# Start of Entries

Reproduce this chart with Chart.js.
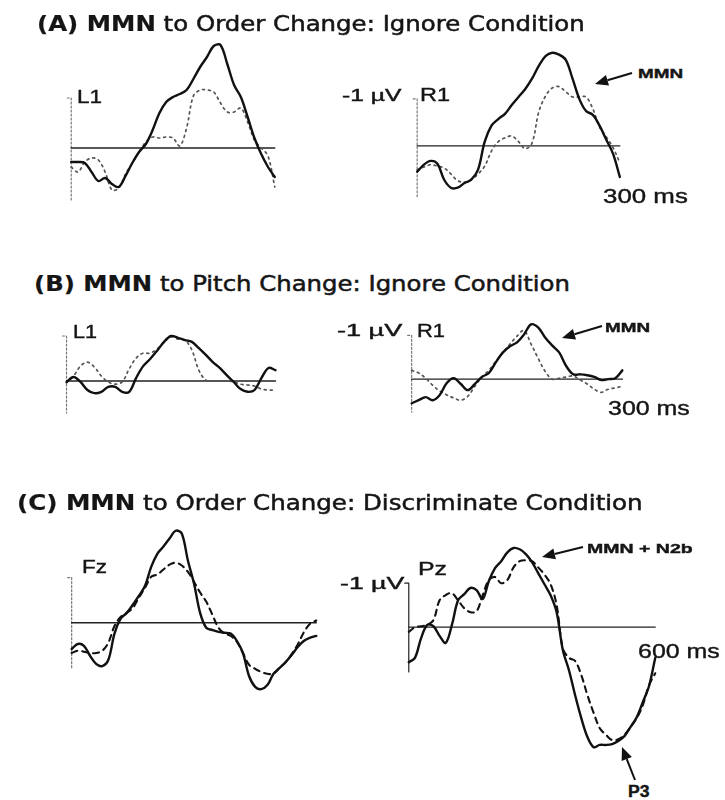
<!DOCTYPE html>
<html>
<head>
<meta charset="utf-8">
<script src="https://cdn.jsdelivr.net/npm/chart.js@4.4.1/dist/chart.umd.min.js"></script>
<style>
  html, body { margin: 0; padding: 0; background: #fff; }
  #fig { position: relative; width: 725px; height: 800px; overflow: hidden; }
  #fig canvas { position: absolute; }
  .lbl { position: absolute; white-space: nowrap; line-height: 1; color: #151515; transform-origin: 0 0; }
  .title { font-family: "DejaVu Sans", sans-serif; -webkit-text-stroke: 0.5px #151515; }
  .title b { -webkit-text-stroke: 0.2px #151515; }
  .tag { font-family: "Liberation Sans", Arial, sans-serif; -webkit-text-stroke: 0.4px #151515; }
  #arrows { position: absolute; left: 0; top: 0; }
</style>
</head>
<body>
<div id="fig"><svg id="arrows" width="725" height="800"></svg></div>
<script>
// time points (ms)
const timesShort = [0, 10, 20, 30, 40, 50, 60, 70, 80, 90, 100, 110, 120, 130, 140, 150,
  160, 170, 180, 190, 200, 210, 220, 230, 240, 250, 260, 270, 280, 290, 300];
const timesLong = [0, 15, 30, 45, 60, 75, 90, 105, 120, 135, 150, 165, 180, 195, 210, 225,
  240, 255, 270, 285, 300, 315, 330, 345, 360, 375, 390, 405, 420, 435, 450, 465, 480, 495,
  510, 525, 540, 555, 570, 585, 600];

// amplitudes in µV, negative is drawn up
// (A) order change, ignore
const aL1Deviant = [0.28, 0.28, 0.30, 0.48, 0.66, 0.60, 0.72, 0.78, 0.56, 0.30, 0.08, -0.08, -0.36,
  -0.70, -0.92, -1.02, -1.08, -1.16, -1.38, -1.62, -1.82, -2.04, -2.06, -1.68, -1.26, -1.02, -0.62,
  -0.20, 0.12, 0.38, 0.58];
const aL1Standard = [0.38, 0.48, 0.28, 0.20, 0.24, 0.48, 0.84, 0.80, 0.52, 0.30, 0.08, -0.12, -0.22,
  -0.20, -0.22, -0.20, -0.04, -0.40, -1.04, -1.16, -1.16, -1.12, -0.90, -0.72, -0.72, -0.80, -0.52,
  -0.16, 0.00, 0.16, 0.78];
const aR1Deviant = [0.55, 0.40, 0.32, 0.38, 0.72, 0.89, 0.89, 0.79, 0.72, 0.51, -0.09, -0.43, -0.57,
  -0.68, -0.87, -1.04, -1.21, -1.43, -1.70, -1.91, -1.98, -1.94, -1.83, -1.43, -1.00, -0.74, -0.66,
  -0.43, -0.13, 0.17, 0.66];
const aR1Standard = [0.51, 0.45, 0.40, 0.43, 0.47, 0.60, 0.74, 0.77, 0.72, 0.60, 0.43, 0.11, -0.09,
  -0.17, -0.21, -0.09, 0.06, -0.06, -0.72, -1.06, -1.23, -1.26, -1.15, -1.04, -1.04, -1.04, -0.79,
  -0.40, -0.19, 0.04, 0.36];

// (B) pitch change, ignore
const bL1Deviant = [0.02, -0.09, 0.02, 0.20, 0.27, 0.24, 0.13, 0.13, 0.24, 0.24, -0.07, -0.33, -0.49,
  -0.67, -0.87, -1.00, -0.96, -0.91, -0.87, -0.73, -0.58, -0.42, -0.29, -0.13, 0.02, 0.18, 0.24,
  0.20, -0.07, -0.29, -0.24];
const bL1Standard = [0.04, -0.11, -0.33, -0.42, -0.31, -0.11, 0.02, 0.07, 0.02, -0.27, -0.51, -0.62,
  -0.62, -0.71, -0.87, -0.98, -0.93, -0.91, -0.69, -0.24, -0.02, 0.00, 0.00, 0.00, 0.02, 0.07, 0.09,
  0.11, 0.18, 0.20, 0.20];
const bR1Deviant = [0.55, 0.48, 0.41, 0.48, 0.36, 0.09, -0.02, 0.11, 0.25, 0.11, -0.05, -0.14, -0.39,
  -0.61, -0.75, -0.84, -1.02, -1.25, -1.18, -0.95, -0.77, -0.61, -0.30, -0.11, -0.11, -0.09, -0.05,
  0.02, 0.00, -0.02, -0.20];
const bR1Standard = [-0.20, -0.14, -0.02, 0.14, 0.27, 0.36, 0.43, 0.48, 0.39, 0.16, -0.05, -0.20,
  -0.41, -0.61, -0.80, -0.98, -1.11, -0.80, -0.48, -0.18, 0.00, -0.02, -0.05, -0.07, 0.02, 0.11,
  0.23, 0.30, 0.23, 0.20, 0.16];

// (C) order change, discriminate
const cFzDeviant = [0.58, 0.47, 0.51, 0.73, 0.91, 0.96, 0.82, 0.24, -0.09, -0.22, -0.40, -0.60, -0.82,
  -1.24, -1.53, -1.69, -1.87, -2.04, -1.98, -1.38, -0.87, -0.22, 0.11, 0.16, 0.20, 0.22, 0.24, 0.40,
  0.67, 1.18, 1.42, 1.47, 1.38, 1.13, 1.00, 0.87, 0.71, 0.53, 0.40, 0.33, 0.29];
const cFzStandard = [0.67, 0.62, 0.64, 0.67, 0.67, 0.62, 0.44, 0.07, -0.13, -0.22, -0.33, -0.56, -0.78,
  -1.02, -1.07, -1.18, -1.29, -1.33, -1.27, -1.13, -0.91, -0.67, -0.47, -0.18, 0.11, 0.24, 0.29, 0.42,
  0.67, 0.93, 1.02, 1.09, 1.13, 1.13, 1.00, 0.87, 0.69, 0.47, 0.20, 0.02, -0.05];
const cPzDeviant = [0.80, 0.70, 0.25, -0.05, -0.02, 0.20, 0.36, -0.05, -0.61, -0.75, -0.89, -0.84, -0.64,
  -1.05, -1.34, -1.50, -1.70, -1.80, -1.77, -1.66, -1.48, -1.23, -0.98, -0.73, -0.34, 0.52, 0.98, 1.55,
  2.07, 2.50, 2.73, 2.68, 2.68, 2.66, 2.59, 2.48, 2.27, 2.05, 1.70, 1.34, 0.70];
const cPzStandard = [0.11, 0.00, -0.02, -0.05, -0.16, -0.61, -0.73, -0.77, -0.61, -0.43, -0.34, -0.36,
  -0.73, -1.07, -1.14, -1.00, -1.07, -1.36, -1.50, -1.52, -1.50, -1.36, -1.20, -0.98, -0.50, 0.48, 0.70,
  0.77, 1.09, 1.55, 1.95, 2.30, 2.45, 2.57, 2.55, 2.45, 2.27, 2.07, 1.77, 1.32, 1.05];

// calibration bar ends (µV)
const calTop = -1;
const calBottoms = { aL1: 1.08, aR1: 1.08, bL1: 0.71, bR1: 0.75, cFz: 1.0, cPz: 1.02 };

// where each panel sits: zero point in px, px per ms, px per µV
const panels = [
  { id: "aL1", t: timesShort, dev: aL1Deviant, std: aL1Standard, x0: 71, y0: 148, pxMs: 0.68, pxUv: 50, yMin: -2.4, yMax: 1.3, dashed: false, calSolid: false },
  { id: "aR1", t: timesShort, dev: aR1Deviant, std: aR1Standard, x0: 417, y0: 146, pxMs: 0.677, pxUv: 47, yMin: -2.4, yMax: 1.3, dashed: false, calSolid: false },
  { id: "bL1", t: timesShort, dev: bL1Deviant, std: bL1Standard, x0: 67, y0: 381, pxMs: 0.697, pxUv: 45, yMin: -1.6, yMax: 1.0, dashed: false, calSolid: false },
  { id: "bR1", t: timesShort, dev: bR1Deviant, std: bR1Standard, x0: 412, y0: 379, pxMs: 0.703, pxUv: 44, yMin: -1.6, yMax: 1.0, dashed: false, calSolid: false },
  { id: "cFz", t: timesLong, dev: cFzDeviant, std: cFzStandard, x0: 72, y0: 622, pxMs: 0.408, pxUv: 45, yMin: -2.5, yMax: 1.8, dashed: true, calSolid: false },
  { id: "cPz", t: timesLong, dev: cPzDeviant, std: cPzStandard, x0: 409, y0: 627, pxMs: 0.41, pxUv: 44, yMin: -2.3, yMax: 3.0, dashed: true, calSolid: true },
];

const fig = document.getElementById("fig");
const pts = (ts, vs) => ts.map((t, i) => ({ x: t, y: vs[i] }));

function buildPanel(p) {
  const tEnd = p.t[p.t.length - 1];
  const tLo = -0.06 * tEnd, tHi = 1.06 * tEnd;
  const canvas = document.createElement("canvas");
  canvas.width = Math.round((tHi - tLo) * p.pxMs);
  canvas.height = Math.round((p.yMax - p.yMin) * p.pxUv);
  canvas.style.left = (p.x0 + tLo * p.pxMs) + "px";
  canvas.style.top = (p.y0 + p.yMin * p.pxUv) + "px";
  fig.appendChild(canvas);

  const tick = 4 / p.pxMs; // little cap at top of the bar
  new Chart(canvas, {
    type: "line",
    data: {
      datasets: [
        { data: pts(p.t, p.dev), borderColor: "#111", borderWidth: 2.4, tension: 0.35 },
        {
          data: pts(p.t, p.std),
          borderColor: p.dashed ? "#111" : "#555",
          borderWidth: p.dashed ? 2.1 : 1.7,
          borderDash: p.dashed ? [6, 5] : [2, 4],
          tension: 0.35,
        },
        { data: [{ x: 0, y: 0 }, { x: tEnd, y: 0 }], borderColor: "#222", borderWidth: 1.4, tension: 0 },
        {
          data: [{ x: -tick, y: calTop }, { x: 0, y: calTop }, { x: 0, y: calBottoms[p.id] }],
          borderColor: p.calSolid ? "#222" : "#777",
          borderWidth: 1.2,
          borderDash: p.calSolid ? [] : [2, 2],
          tension: 0,
        },
      ],
    },
    options: {
      responsive: false,
      animation: false,
      events: [],
      layout: { padding: 0 },
      elements: { point: { radius: 0 }, line: { borderCapStyle: "round", borderJoinStyle: "round" } },
      plugins: { legend: { display: false }, tooltip: { enabled: false } },
      scales: {
        x: { type: "linear", display: false, min: tLo, max: tHi },
        y: { type: "linear", display: false, reverse: true, min: p.yMin, max: p.yMax },
      },
    },
  });
}

panels.forEach(buildPanel);

// text: x, baseline, font size, target width
const labels = [
  { html: "<b>(A) MMN</b> to Order Change: Ignore Condition", cls: "title", x: 37, base: 32, size: 21, w: 548 },
  { html: "<b>(B) MMN</b> to Pitch Change: Ignore Condition", cls: "title", x: 34, base: 292, size: 21, w: 536 },
  { html: "<b>(C) MMN</b> to Order Change: Discriminate Condition", cls: "title", x: 17, base: 511, size: 21, w: 626 },
  { html: "L1", cls: "tag", x: 77, base: 103, size: 18, w: 25 },
  { html: "-1 µV", cls: "tag", x: 342, base: 102, size: 16, w: 60 },
  { html: "R1", cls: "tag", x: 420, base: 101, size: 18, w: 30 },
  { html: "<b>MMN</b>", cls: "tag", x: 638, base: 78, size: 13, w: 45 },
  { html: "300 ms", cls: "tag", x: 603, base: 203, size: 21, w: 85 },
  { html: "L1", cls: "tag", x: 73, base: 338, size: 18, w: 24 },
  { html: "-1 µV", cls: "tag", x: 337, base: 337, size: 16, w: 66 },
  { html: "R1", cls: "tag", x: 417, base: 337, size: 18, w: 28 },
  { html: "<b>MMN</b>", cls: "tag", x: 605, base: 332, size: 13, w: 45 },
  { html: "300 ms", cls: "tag", x: 608, base: 415, size: 21, w: 82 },
  { html: "Fz", cls: "tag", x: 82, base: 573, size: 18, w: 25 },
  { html: "-1 µV", cls: "tag", x: 340, base: 590, size: 16, w: 65 },
  { html: "Pz", cls: "tag", x: 418, base: 575, size: 18, w: 29 },
  { html: "<b>MMN + N2b</b>", cls: "tag", x: 587, base: 553, size: 13, w: 105 },
  { html: "600 ms", cls: "tag", x: 638, base: 658, size: 21, w: 82 },
  { html: "<b>P3</b>", cls: "tag", x: 628, base: 798, size: 16, w: 22 },
];

labels.forEach((l) => {
  const el = document.createElement("div");
  el.className = "lbl " + l.cls;
  el.innerHTML = l.html;
  el.style.fontSize = l.size + "px";
  el.style.left = l.x + "px";
  el.style.top = (l.base - 0.846 * l.size) + "px";
  fig.appendChild(el);
  el.style.transform = `scaleX(${l.w / el.offsetWidth})`;
});

// pointer arrows: from (x1,y1) to tip (x2,y2)
const arrows = [
  [632, 73, 595, 84],
  [602, 326, 562, 338],
  [583, 547, 542, 557],
  [635, 780, 622, 747],
];

const svg = document.getElementById("arrows");
arrows.forEach(([x1, y1, x2, y2]) => {
  const len = Math.hypot(x2 - x1, y2 - y1);
  const ux = (x2 - x1) / len, uy = (y2 - y1) / len;
  const head = 13, half = 5.5;
  const bx = x2 - ux * head, by = y2 - uy * head;
  const ns = "http://www.w3.org/2000/svg";
  const line = document.createElementNS(ns, "line");
  line.setAttribute("x1", x1); line.setAttribute("y1", y1);
  line.setAttribute("x2", bx); line.setAttribute("y2", by);
  line.setAttribute("stroke", "#111"); line.setAttribute("stroke-width", "2");
  svg.appendChild(line);
  const tri = document.createElementNS(ns, "polygon");
  tri.setAttribute("points", `${x2},${y2} ${bx - uy * half},${by + ux * half} ${bx + uy * half},${by - ux * half}`);
  tri.setAttribute("fill", "#111");
  svg.appendChild(tri);
});
</script>
</body>
</html>
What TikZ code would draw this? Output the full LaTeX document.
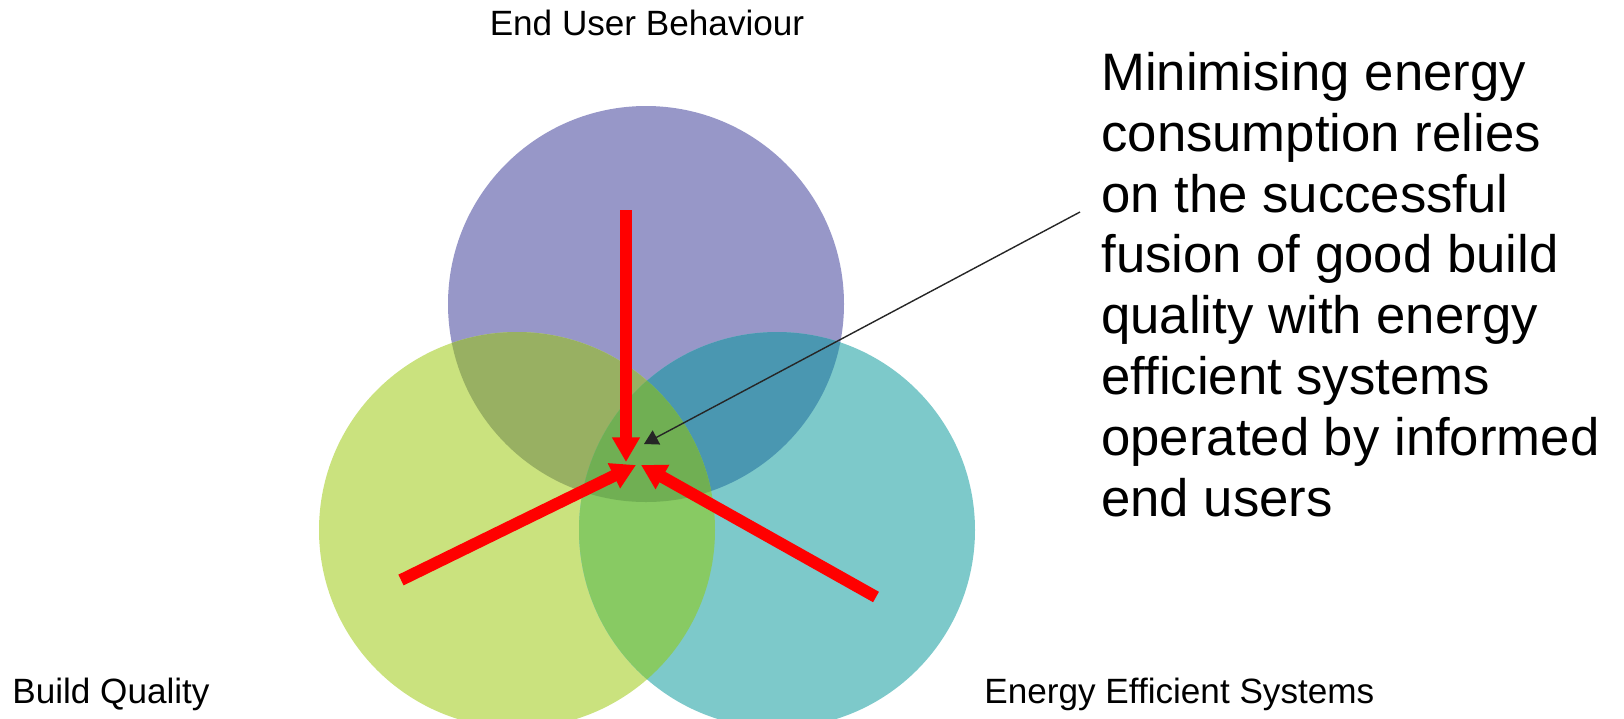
\documentclass[tikz,border=0pt]{standalone}
\usepackage{fontspec}
\setmainfont{Liberation Sans}
\usetikzlibrary{arrows.meta}

\definecolor{userpurple}{HTML}{9797C8}
\definecolor{buildgreen}{HTML}{CAE27E}
\definecolor{systemteal}{HTML}{7DC9CA}
\definecolor{userbuild}{HTML}{98B062}
\definecolor{usersystem}{HTML}{4A97B1}
\definecolor{buildsystem}{HTML}{88CA63}
\definecolor{allthree}{HTML}{70AF53}

\begin{document}
\begin{tikzpicture}[x=0.02cm, y=-0.02cm,
  caption/.style={font=\fontsize{20}{24}\selectfont, inner sep=0pt},
  push/.style={red, line width=6.8pt, -{Triangle[width=15pt,length=14pt]}}]

  \useasboundingbox (0,0) rectangle (1624,718);

  % Circle centres
  \coordinate (user) at (646,304);
  \coordinate (build) at (517,530);
  \coordinate (system) at (777,530);

  % The three circles
  \fill[userpurple] (user) circle[radius=198];
  \fill[buildgreen] (build) circle[radius=198];
  \fill[systemteal] (system) circle[radius=198];

  % Pairwise overlaps
  \begin{scope}
    \clip (user) circle[radius=198];
    \fill[userbuild] (build) circle[radius=198];
    \fill[usersystem] (system) circle[radius=198];
  \end{scope}
  \begin{scope}
    \clip (build) circle[radius=198];
    \fill[buildsystem] (system) circle[radius=198];
  \end{scope}
  % Common centre
  \begin{scope}
    \clip (user) circle[radius=198];
    \clip (build) circle[radius=198];
    \fill[allthree] (system) circle[radius=198];
  \end{scope}

  % Circle labels
  \node[caption] (userlabel) at (647,23) {End User Behaviour};
  \node[caption, anchor=west] (buildlabel) at (12,694) {Build Quality};
  \node[caption, anchor=west] (systemlabel) at (984,694) {Energy Efficient Systems};

  % Explanation
  \node[anchor=north west, align=left, inner sep=0pt,
    font=\fontsize{30}{34.6}\selectfont] (note) at (1101,52)
    {Minimising energy\\consumption relies\\on the successful\\fusion of good build\\quality with energy\\efficient systems\\operated by informed\\end users};

  % Red arrows meeting in the middle
  \coordinate (topstart) at (626,210);
  \coordinate (toptip) at (626,462);
  \coordinate (leftstart) at (401,580);
  \coordinate (lefttip) at (636,465);
  \coordinate (rightstart) at (876,597);
  \coordinate (righttip) at (641,465);
  \draw[push] (topstart) -- (toptip);
  \draw[push] (leftstart) -- (lefttip);
  \draw[push] (rightstart) -- (righttip);

  % Pointer from the text
  \coordinate (pointer) at (1080,212);
  \coordinate (centre) at (644,444);
  \draw[black!85, line width=0.8pt, -{Triangle[width=9pt,length=8pt]}] (pointer) -- (centre);

\end{tikzpicture}
\end{document}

# End of Entries

• Exercise goal:
Reproduce only the lines from the beginning of the data through the line that contains "510, 525, 540, 555, 570, 585, 600];", both included, and please drop the pictures.

• Result of this exercise:
Reproduce this chart with Chart.js.
<!DOCTYPE html>
<html>
<head>
<meta charset="utf-8">
<script src="https://cdn.jsdelivr.net/npm/chart.js@4.4.1/dist/chart.umd.min.js"></script>
<style>
  html, body { margin: 0; padding: 0; background: #fff; }
  #fig { position: relative; width: 725px; height: 800px; overflow: hidden; }
  #fig canvas { position: absolute; }
  .lbl { position: absolute; white-space: nowrap; line-height: 1; color: #151515; transform-origin: 0 0; }
  .title { font-family: "DejaVu Sans", sans-serif; -webkit-text-stroke: 0.5px #151515; }
  .title b { -webkit-text-stroke: 0.2px #151515; }
  .tag { font-family: "Liberation Sans", Arial, sans-serif; -webkit-text-stroke: 0.4px #151515; }
  #arrows { position: absolute; left: 0; top: 0; }
</style>
</head>
<body>
<div id="fig"><svg id="arrows" width="725" height="800"></svg></div>
<script>
// time points (ms)
const timesShort = [0, 10, 20, 30, 40, 50, 60, 70, 80, 90, 100, 110, 120, 130, 140, 150,
  160, 170, 180, 190, 200, 210, 220, 230, 240, 250, 260, 270, 280, 290, 300];
const timesLong = [0, 15, 30, 45, 60, 75, 90, 105, 120, 135, 150, 165, 180, 195, 210, 225,
  240, 255, 270, 285, 300, 315, 330, 345, 360, 375, 390, 405, 420, 435, 450, 465, 480, 495,
  510, 525, 540, 555, 570, 585, 600];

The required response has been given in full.